= Brenda Wilkinson =

American writer

Brenda Scott Wilkinson (born 1946) is an American writer of books for children and young adults. She is known for her Ludell trilogy of young adult novels, the first of which was a finalist for the 1976 National Book Award for Young People's Literature.

== Early life and education ==
Brenda Scott Wilkinson was born in 1946 in Moultrie, Georgia. She was the second of eight children born to Malcolm and Ethel Scott. Her family then moved across the state to Waycross, where she graduated high school in 1963. Then, as part of the Great Migration, Wilkinson moved to New York, where she worked for a bank and took night classes at Hunter College. She married a military man and had two daughters, Kim and Lori, and spent a brief stint in Alaska when her husband was stationed there.

== Career ==
As Wilkinson's marriage began to fall apart, she was inspired by the Black Arts Movement and began attending writing workshops, studying with the poet Sonia Sanchez. When Sanchez gave Wilkinson an opportunity to read her poetry at an event that, unbeknownst to her, had editors from Harper & Row Publishers in the audience, it launched Wilkinson's career as a writer. She signed a contract with the publisher to write literature for children and young adults.

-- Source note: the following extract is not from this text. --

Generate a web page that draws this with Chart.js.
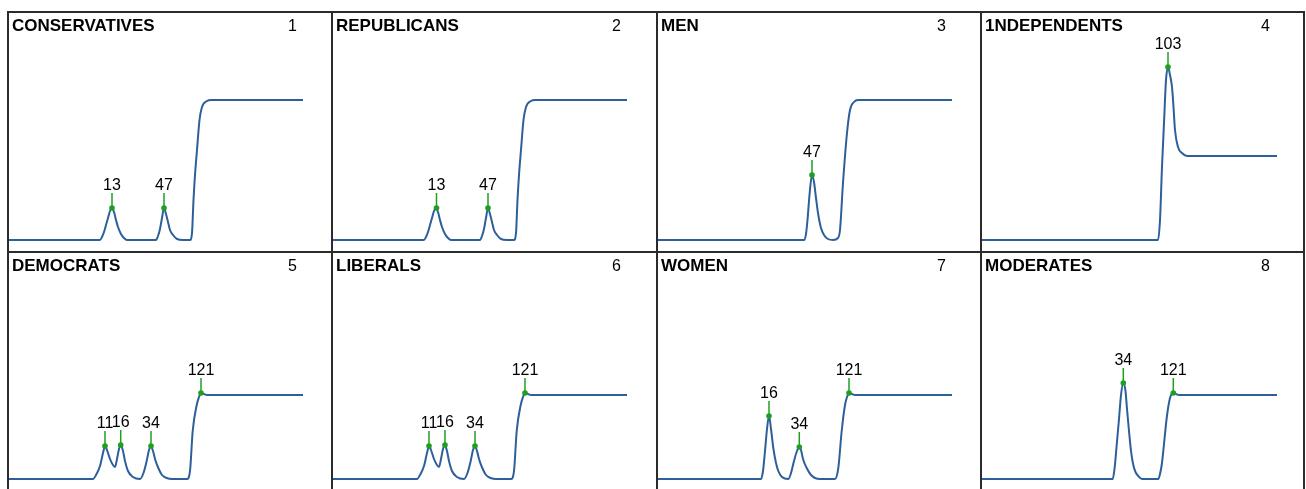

She is best known for her Ludell trilogy of young adult novels, which includes Ludell (1975), Ludell and Willie (1976), and Ludell’s New York Time (1980). These books tell the story of Ludell Wilson, a 12-year-old girl who aspires to be a writer, as she grows up in still-segregated Waycross, Georgia. In the sequels, Ludell loses the grandmother who raised her and is forced to leave small-town Georgia—and her boyfriend, Willie—to join her mother in New York.

In 1976, the first book in the series was a finalist for the National Book Award for Young People's Literature. Ludell and Willie was named a New York Times Book Review Outstanding Children's Book of the Year for 1976 and an ALA Best Book for Young Adults in 1977. An excerpt from Ludell and Willie was included in the 1992 anthology Black Southern Voices.

Much of Wilkinson's writing, including the Ludell series, is inspired by her own childhood under segregation—not fiction but "faction," in her words. Her other books include the 1987 novel Separate, But Not Equal, which deals with six Black teenagers' struggle to integrate a Georgia high school, and 1993's Definitely Cool, about a girl dealing with social pressure in the projects.

Wilkinson worked for many years as a staff writer for the United Methodist Church's Board of Global Ministries, for whom she wrote Under the Baobab Tree: Children of Africa (2000). She is also the author of several works of nonfiction about notable African American figures and the civil rights movement, including Jesse Jackson: Still Fighting for the Dream (1990), The Civil Rights Movement (1997), and African American Women Writers (2000). She has been involved in such organizations as PEN International and the Harlem Writers Guild.

In 2003, she retired from the United Methodist Church, and she moved back to Georgia a few years later. In 2014, Ludell was reprinted by Lizzie Skurnick Books.